La Libia mezza russa e mezza turca ai confini delle acque territoriali italiane e europee, che esige un pizzo criminale per aprire il rubinetto energetico e chiudere quello migratorio, è la prova provata che il tempo del free riding sulla sicurezza è finito.

Pensare di risparmiare sull’impegno militare alzerà semplicemente il prezzo dell’estorsione che sono disposte a subire un’Italia e un’Europa indifese e indisponibili a difendersi, se non individuando vilmente il “nemico” nei profughi e nelle vittime del cataclisma afghano, come pochi anni fa di quello siriano.

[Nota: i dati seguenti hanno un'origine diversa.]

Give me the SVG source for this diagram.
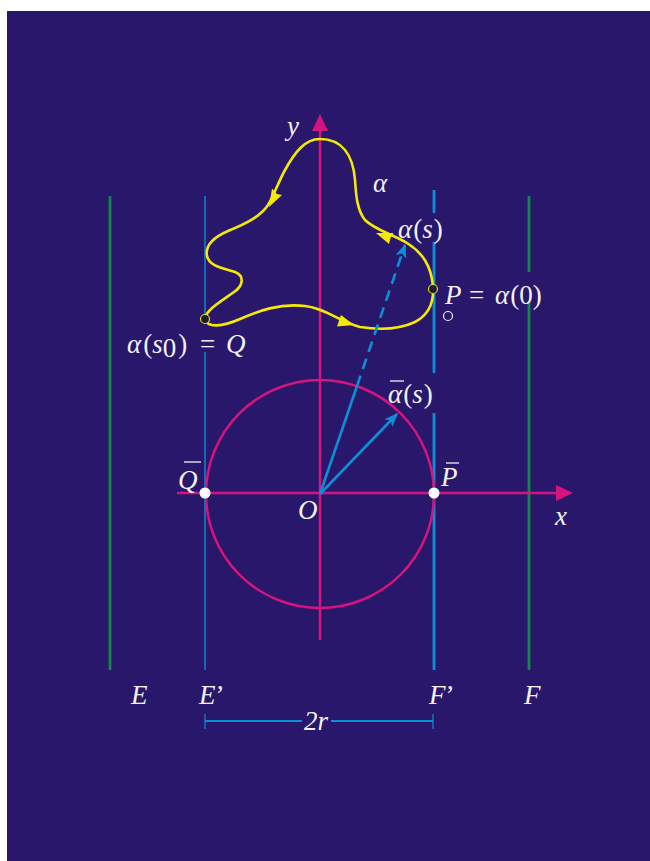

E proprio la Siria, nella cui guerra nessuno stato occidentale ha messo piede –  a differenza di quanto ha detto Letta, nel suo sbianchettamento parasovietico dell’enciclopedia pacifista della sinistra – dimostra che anche il costo del “non intervento” dal punto di vista politico, militare e umanitario può farsi altissimo e insostenibile, sia per la coscienza che per il portafoglio.